Alberti, Alberto dei conti di Vernio e di Mangona
Figlio del conte Alberto A. di cui è ricordato il testamento, dettato prima del 1210, in favore di questo figlio (vedi Alberti), e della sua seconda moglie Tabernaria; fu padre di Alessandro e Napoleone, i fratelli rivali conficcati nella gelatina della Caina (If XXXII 41-60). La citazione dantesca mette subito in evidenza l'elemento che provocò la tragedia della discendenza del conte A.: la valle onde Bisenzo si dichina / del padre loro Alberto e di lor fue (vv. 56-57); contese patrimoniali, la cui origine si può far risalire al testamento paterno, furono dunque, come esplicitamente nota Benvenuto (" venientes ad discordiam propter hereditatem se interfecerunt ") motivo primo della lotta in cui persero la vita entrambi i fratelli. Il conte A. infatti, quando il 4 gennaio 1250 combatteva gli assalti della sua ultima malattia con l'aiuto di messer Bartolo, medico pratese, dettò a un notaio Guido le sue ultime volontà.
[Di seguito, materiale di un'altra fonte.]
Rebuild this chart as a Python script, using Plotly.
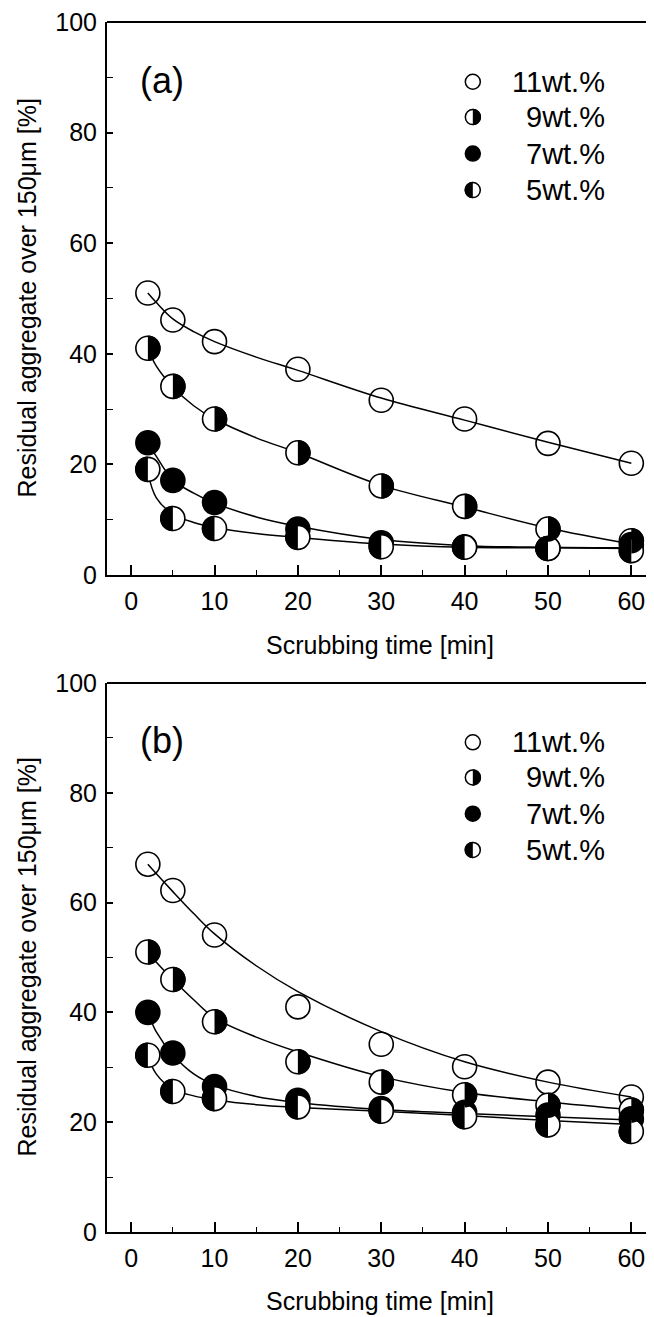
import plotly.graph_objects as go

# ---------------- data ----------------
time_min = [2, 5, 10, 20, 30, 40, 50, 60]
series_labels = ["11wt.%", "9wt.%", "7wt.%", "5wt.%"]
series_style = ["open", "right", "full", "left"]   # which half is black

# panel (a)
a_11 = [51.0, 46.1, 42.2, 37.2, 31.6, 28.2, 23.8, 20.2]
a_9 = [41.0, 34.1, 28.2, 22.1, 16.1, 12.4, 8.3, 6.2]
a_7 = [23.9, 17.1, 13.1, 8.3, 5.8, 5.1, 4.8, 5.5]
a_5 = [19.1, 10.2, 8.4, 6.8, 5.1, 5.0, 4.8, 4.4]

# panel (b)
b_11 = [67.0, 62.2, 54.1, 41.0, 34.2, 30.1, 27.3, 24.6]
b_9 = [51.0, 46.0, 38.3, 31.0, 27.3, 25.0, 23.1, 22.2]
b_7 = [40.0, 32.6, 26.5, 24.0, 22.5, 21.8, 21.3, 20.6]
b_5 = [32.2, 25.6, 24.3, 22.8, 22.0, 21.0, 19.5, 18.3]

# fitted curves
fit_time = [2, 3, 5, 7.5, 10, 15, 20, 30, 40, 50, 60]
a_fit_11 = [51.0, 49.3, 46.3, 44.0, 42.2, 39.4, 37.0, 32.0, 28.0, 24.0, 20.2]
a_fit_9 = [41.0, 37.8, 34.0, 30.6, 28.2, 24.8, 22.1, 16.2, 12.3, 8.5, 5.6]
a_fit_7 = [24.0, 21.5, 17.2, 14.8, 13.0, 10.5, 8.8, 6.4, 5.3, 5.0, 4.9]
a_fit_5 = [18.5, 14.0, 11.0, 9.5, 8.6, 7.5, 6.8, 5.6, 5.0, 4.9, 4.8]

b_fit_11 = [67.0, 65.3, 62.0, 58.0, 54.3, 48.5, 43.8, 36.5, 31.0, 27.3, 24.6]
b_fit_9 = [51.0, 49.2, 46.0, 42.3, 39.0, 35.5, 32.8, 28.3, 25.4, 23.7, 22.3]
b_fit_7 = [40.0, 36.5, 32.3, 28.8, 26.8, 24.7, 23.6, 22.3, 21.6, 21.0, 20.4]
b_fit_5 = [32.0, 28.8, 26.0, 24.8, 24.1, 23.2, 22.7, 22.0, 21.2, 20.3, 19.6]

x_ticks = [0, 10, 20, 30, 40, 50, 60]
y_ticks = [0, 20, 40, 60, 80, 100]

panels = [
    dict(name="(a)", xa="x", ya="y", pts=[a_11, a_9, a_7, a_5],
         fits=[a_fit_11, a_fit_9, a_fit_7, a_fit_5]),
    dict(name="(b)", xa="x2", ya="y2", pts=[b_11, b_9, b_7, b_5],
         fits=[b_fit_11, b_fit_9, b_fit_7, b_fit_5]),
]

# ---------------- styling ----------------
FONT = "Liberation Sans"
MS = 24          # marker diameter px
MLW = 1.6        # marker outline width
LEG_MS = 15
K = 0.5523


def half_path(r, side):
    s = 1 if side == "right" else -1
    return (f"M 0,{r} C {s*K*r:.3f},{r} {s*r},{K*r:.3f} {s*r},0 "
            f"C {s*r},{-K*r:.3f} {s*K*r:.3f},{-r} 0,{-r} Z")


fig = go.Figure()
shapes = []
annotations = []

for p in panels:
    xa, ya = p["xa"], p["ya"]
    xd, yd = f"{xa} domain", f"{ya} domain"
    # curves
    for fit in p["fits"]:
        fig.add_trace(go.Scatter(x=fit_time, y=fit, mode="lines", xaxis=xa, yaxis=ya,
                                 line=dict(color="black", width=1.5, shape="spline", smoothing=1.0),
                                 showlegend=False, hoverinfo="skip"))
    # markers
    for vals, style, lab in zip(p["pts"], series_style, series_labels):
        if style == "open":
            marker = dict(symbol="circle-open", size=MS, color="black", line=dict(width=MLW, color="black"))
        elif style == "full":
            marker = dict(symbol="circle", size=MS, color="black", line=dict(width=MLW, color="black"))
        else:
            marker = dict(symbol="circle", size=MS, color="white", line=dict(width=MLW, color="black"))
        fig.add_trace(go.Scatter(x=time_min, y=vals, mode="markers", xaxis=xa, yaxis=ya,
                                 marker=marker, name=lab, showlegend=False))
        if style in ("left", "right"):
            for xv, yv in zip(time_min, vals):
                shapes.append(dict(type="path", xref=xa, yref=ya, xsizemode="pixel", ysizemode="pixel",
                                   xanchor=xv, yanchor=yv, path=half_path(MS / 2 + MLW / 2, style),
                                   fillcolor="black", line=dict(width=0), layer="above"))

    # frame: top spine black, right spine faint
    shapes.append(dict(type="line", xref=xd, yref=yd, x0=0, x1=1, y0=1, y1=1,
                       line=dict(color="black", width=2), layer="above"))
    shapes.append(dict(type="line", xref=xd, yref=yd, x0=1, x1=1, y0=0, y1=1,
                       line=dict(color="#c8c8c8", width=1, dash="dot"), layer="above"))

    # panel label
    annotations.append(dict(text=p["name"], xref=xd, yref=yd,
                            x=0.1007, y=0.895, showarrow=False, xanchor="center", yanchor="middle",
                            font=dict(family=FONT, size=36, color="black")))
    # legend (manual)
    leg_rows = [0.892, 0.828, 0.762, 0.696]
    for ry, style, lab in zip(leg_rows, series_style, series_labels):
        r = LEG_MS / 2
        shapes.append(dict(type="circle", xref=xd, yref=yd,
                           xsizemode="pixel", ysizemode="pixel", xanchor=0.670, yanchor=ry,
                           x0=-r, x1=r, y0=-r, y1=r,
                           fillcolor="black" if style == "full" else "white",
                           line=dict(color="black", width=1.5), layer="above"))
        if style in ("left", "right"):
            shapes.append(dict(type="path", xref=xd, yref=yd,
                               xsizemode="pixel", ysizemode="pixel", xanchor=0.670, yanchor=ry,
                               path=half_path(r + 0.75, style),
                               fillcolor="black", line=dict(width=0), layer="above"))
        annotations.append(dict(text=lab, xref=xd, yref=yd,
                                x=0.916, y=ry, showarrow=False, xanchor="right", yanchor="middle",
                                font=dict(family=FONT, size=29, color="black")))
    # axis titles
    annotations.append(dict(text="Scrubbing time [min]", xref=xd, yref=yd,
                            x=0.5, y=-0.126, showarrow=False, xanchor="center", yanchor="middle",
                            font=dict(family=FONT, size=25, color="black")))
    annotations.append(dict(text="Residual aggregate over 150\u03bcm [%]", xref="paper",
                            yref=yd, x=-0.1465, y=0.5, textangle=-90,
                            showarrow=False, xanchor="center", yanchor="middle",
                            font=dict(family=FONT, size=25, color="black")))

xaxis_common = dict(range=[-2.9, 62.6], tickvals=x_ticks, ticks="inside", ticklen=10, tickwidth=1.5,
                    tickcolor="black", showline=True, linecolor="black", linewidth=2, mirror=False,
                    showgrid=False, zeroline=False, ticklabelstandoff=3, ticklabeloverflow="allow",
                    minor=dict(ticks="inside", ticklen=5, tickwidth=1.2, dtick=5, tickcolor="black",
                               showgrid=False),
                    tickfont=dict(family=FONT, size=25, color="black"))
yaxis_common = dict(range=[0, 100], tickvals=y_ticks, ticks="inside", ticklen=6, tickwidth=1.5,
                    tickcolor="black", showline=True, linecolor="black", linewidth=2, mirror=False,
                    showgrid=False, zeroline=False, ticklabelstandoff=3, ticklabeloverflow="allow",
                    minor=dict(ticks="inside", ticklen=6, tickwidth=1.2, dtick=10, tickcolor="black",
                               showgrid=False),
                    tickfont=dict(family=FONT, size=25, color="black"))

# the page body adds an 8 px margin, so the figure is 8 px smaller and shifted
fig.update_layout(
    width=646, height=1309,
    margin=dict(l=99, r=1, t=14, b=85),
    paper_bgcolor="white", plot_bgcolor="white",
    showlegend=False,
    xaxis=dict(**xaxis_common, anchor="y"),
    yaxis=dict(**yaxis_common, domain=[0.543, 1.0], anchor="x"),
    xaxis2=dict(**xaxis_common, anchor="y2"),
    yaxis2=dict(**yaxis_common, domain=[0.0, 0.4537], anchor="x2"),
    shapes=shapes,
    annotations=annotations,
)

fig.write_html("out.html")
Il testo integrale del documento è ancora inedito, ma il Barbi ne fece conoscere la parte dispositiva: dopo alcuni legati a chiese, egli lasciò alla figlia Beatrice, per dotarla, 900 libre di denari pisani vecchi, all'altra figlia Margherita le 100 simili libre che egli le aveva assegnato come dote quando era andata in moglie a un certo Giovanni, alla moglie Gualdrada l'usufrutto vitalizio del castello e della corte di Vernio. Eredi universali furono i figli Guglielmo e Alessandro, mentre l'altro figlio, Napoleone, doveva restar contento della decima parte dei domini paterni. Non si sa perché il conte A. volle in tal modo diseredare e forse punire quel figlio, per quanto sembra fosse il maggiore d'età; e sì che la cosa fu fatta a bella posta e col consiglio di valenti avvocati fiorentini come i messeri Iacopo Tornaquinci e Odaldo, i quali fecero anche da testimoni al testamento. Questo divenne esecutivo alla morte del conte A., e da allora ha origine il grande odio che arse tra il figlio diseredato e suo fratello Alessandro (v.). Da questo odio, lo scontro mortale tra i due fratelli, che provocò la loro dannazione eterna. La data del misfatto, per il Barbi si deve collocare dopo la pace del card. Latino (febbraio 1280) e prima del 1286. Il Piattoli, forte di documenti non conosciuti dal Barbi, fermo lasciando il " terminus ante quem " (novembre 1286), ritiene che il " terminus post quem" debba essere collocato dopo l'ottobre 1282.
Bibl. - M. Barbi, rec. a P. Toynbee, Dictionary of proper Names and notable Matters in the Works of D., in " Bull. " VI (1899) 204-205.